I used an entirely different approach which may sound really interesting to the rest of you. As you may already know, the general idea of the task is to be able to quickly recover the element in the median position of some array A’ - formed when only numbers in an interval [l,r] are taken from the initial array A.
For example,
if A=[4,3,5,1,2] and [l,r] = [2,4], then A’=[4,3,2] and the element in the median position is the second element, 3.
or if [l,r] = [1,4] then we would have A’=[4,3,1,2]. Again, the element in the median position is 3.

So, how do we do this? When I have an array A’ described by [l,r], say [l,r] = [1,5] and A’ = [4,5,3,2,1] I make it a double linked list, and I always keep a pointer to the median element. When I find the median, and now it’s 3, i need to split the list into two - one described by [1,2] and another described by [4,5]. I take the shorter of these two lists, and ignore it for now. I make the longer of the two lists by starting from the original one (described by [1,5]) and removing elements. Element removal is O(1). What do we do with all the ignored shorter lists? We put them in a queue, every time building the linked list from scratch. Because we always build a new list from scratch from a shorter list the overall complexity ends up being O(n log n) - interestingly, without using complex data structures or even recursion.

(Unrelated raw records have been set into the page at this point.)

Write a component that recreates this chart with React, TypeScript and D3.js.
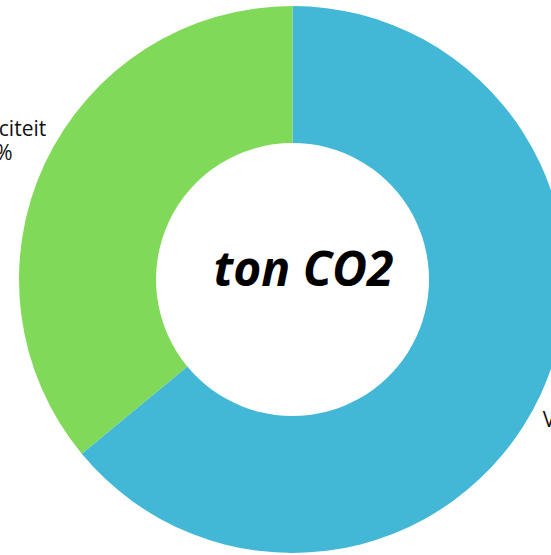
import React from "react";
import * as d3 from "d3";

const categories = ["Verwarming", "Elektriciteit"];
const values = [64, 36];
const percentLabels = ["64%", "36%"];
const colors = ["#42B7D6", "#80D958"];
const centerTitle = "ton CO2";

const W = 551;
const H = 555;
const cx = 292.5;
const cy = 279.5;
const outerR = 273.5;
const innerR = 136.5;
const labelR = 330;
const labelShift: [number, number][] = [
  [11, 13],
  [-2, 3],
];

export default function App() {
  const pie = d3.pie<number>().sort(null).value((d) => d);
  const arcs = pie(values);
  const arc = d3.arc<d3.PieArcDatum<number>>().innerRadius(innerR).outerRadius(outerR);
  const labelArc = d3.arc<d3.PieArcDatum<number>>().innerRadius(labelR).outerRadius(labelR);

  return (
    <svg
      width={W}
      height={H}
      style={{ position: "absolute", left: 0, top: 0, overflow: "hidden", background: "#fff" }}
      fontFamily="'Open Sans', sans-serif"
    >
      <g transform={`translate(${cx},${cy})`}>
        {arcs.map((a, i) => (
          <path key={i} d={arc(a) || ""} fill={colors[i]} />
        ))}
        {arcs.map((a, i) => {
          const [px, py] = labelArc.centroid(a);
          const lx = px + labelShift[i][0];
          const ly = py + labelShift[i][1];
          return (
            <text key={"l" + i} x={lx} y={ly} textAnchor="middle" fontSize={21} fill="#111">
              <tspan x={lx} dy={-6}>{categories[i]}</tspan>
              <tspan x={lx} dy={24}>{percentLabels[i]}</tspan>
            </text>
          );
        })}
      </g>
      <text
        x={303.5}
        y={286}
        textAnchor="middle"
        fontSize={48}
        fontWeight="bold"
        fontStyle="italic"
        fill="#000"
      >
        {centerTitle}
      </text>
    </svg>
  );
}
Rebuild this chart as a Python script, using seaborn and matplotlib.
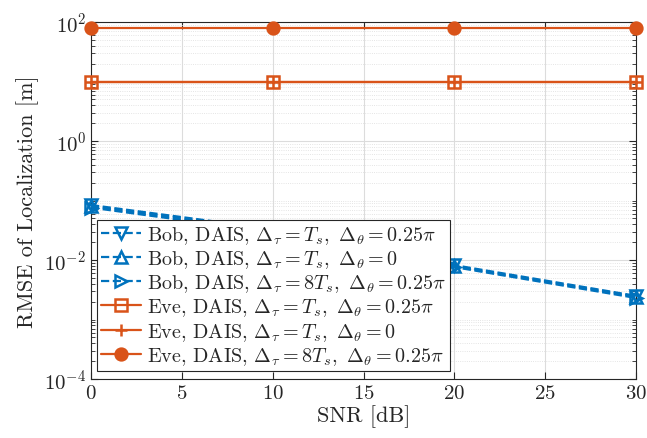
import numpy as np
import pandas as pd
import matplotlib
matplotlib.use("Agg")
import matplotlib.pyplot as plt
import seaborn as sns
from matplotlib.ticker import LogLocator, NullFormatter, MultipleLocator

snr = [0, 10, 20, 30]
bob_ts_025 = [0.084, 0.033, 0.0082, 0.0025]
bob_ts_0 = [0.080, 0.031, 0.0079, 0.0024]
bob_8ts_025 = [0.076, 0.029, 0.0076, 0.0023]
eve_ts_025 = [9.9, 9.9, 9.9, 9.9]
eve_ts_0 = [9.9, 9.9, 9.9, 9.9]
eve_8ts_025 = [79.0, 79.0, 79.0, 79.0]

labels = [
    r"Bob, DAIS, $\Delta_\tau=T_s,\ \Delta_\theta=0.25\pi$",
    r"Bob, DAIS, $\Delta_\tau=T_s,\ \Delta_\theta=0$",
    r"Bob, DAIS, $\Delta_\tau=8T_s,\ \Delta_\theta=0.25\pi$",
    r"Eve, DAIS, $\Delta_\tau=T_s,\ \Delta_\theta=0.25\pi$",
    r"Eve, DAIS, $\Delta_\tau=T_s,\ \Delta_\theta=0$",
    r"Eve, DAIS, $\Delta_\tau=8T_s,\ \Delta_\theta=0.25\pi$",
]

sns.set_style("ticks")
plt.rcParams['font.family'] = ['cmr10', 'DejaVu Serif']
plt.rcParams['mathtext.fontset'] = 'cm'
plt.rcParams['axes.formatter.use_mathtext'] = True
plt.rcParams['axes.unicode_minus'] = False

blue = "#0072BD"
orange = "#D95319"

fig = plt.figure(figsize=(6.47, 4.39), dpi=100)
W, H = 647, 439
ax = fig.add_axes([91 / W, 1 - 380 / H, 545 / W, 357 / H])

series = [
    (bob_ts_025, blue, "v", "--", "none", 8),
    (bob_ts_0, blue, "^", "--", "none", 8),
    (bob_8ts_025, blue, ">", "--", "none", 8),
    (eve_ts_025, orange, "s", "-", "none", 8),
    (eve_ts_0, orange, "+", "-", orange, 8),
    (eve_8ts_025, orange, "o", "-", orange, 8.5),
]
for (vals, col, mk, ls, fc, ms), lab in zip(series, labels):
    df = pd.DataFrame({"snr": snr, "rmse": vals})
    sns.lineplot(data=df, x="snr", y="rmse", ax=ax, color=col, marker=mk,
                 linestyle=ls, linewidth=1.6, markersize=ms,
                 markerfacecolor=fc, markeredgecolor=col, markeredgewidth=1.8,
                 label=lab, clip_on=False, zorder=3)

ax.set_yscale("log")
ax.set_xlim(0, 30)
ax.set_ylim(1e-4, 1e2)
ax.set_yticks([1e-4, 1e-2, 1e0, 1e2])
ax.yaxis.set_minor_locator(LogLocator(base=10, subs=np.arange(1, 10), numticks=20))
ax.yaxis.set_minor_formatter(NullFormatter())
ax.xaxis.set_major_locator(MultipleLocator(5))

ax.grid(True, which="major", color="#dcdcdc", linewidth=0.8, linestyle="-")
ax.grid(True, which="minor", axis="y", color="#dcdcdc", linewidth=0.6, linestyle=":")
ax.tick_params(which="both", direction="in", top=True, right=True, labelsize=15, colors="#262626")
ax.tick_params(which="major", length=5)
ax.tick_params(which="minor", length=3)
for s in ax.spines.values():
    s.set_color("#262626")
    s.set_linewidth(0.8)

ax.set_xlabel("SNR [dB]", fontsize=16, color="#262626", labelpad=2)
ax.set_ylabel("RMSE of Localization [m]", fontsize=16, color="#262626")

leg = ax.legend(loc="lower left", bbox_to_anchor=(6 / 545, 8 / 357), fontsize=14.5,
                frameon=True, fancybox=False, edgecolor="#262626",
                framealpha=1, handlelength=2.0, handletextpad=0.3,
                labelspacing=0.12, borderpad=0.2, borderaxespad=0)
leg.get_frame().set_linewidth(0.8)
leg.set_zorder(5)

fig.savefig("out.png", dpi=100)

I am aware that my explanation is not very clear but as you will see, the


[1] is quite simple. It solves the largest test case in 0.16 seconds.

  [1]: http://www.codechef.com/viewsolution/2581145

Edit: Just found out that using a different approach for sorting changes the recurrence relation, and then the solution ends up being O(n). Very good! We have an optimal solution!
5 Likes

I got your explanation partially, can you tell me what do you mean by building from scratch and how much complexity would it take, see as far my understanding is concerned deletion can take O(n) in worst case and building from scratch can also take O(n), but surely that’s not the case otherwise it wouldn’t have got AC, so a little more explanation would be great. :slight_smile:

Sir Mugurel i went through the paper but I am not able to understand it properly…it will be very helpful if you will show the structure of the BST by taking a small example…I will be very thankfull to you…

Can someone please explain how to solve DQUERY using a persistent segment tree? I am unable to find any way to count the number of distinct integers in a particular range without going right down to the leaves and there’s no point in doing that.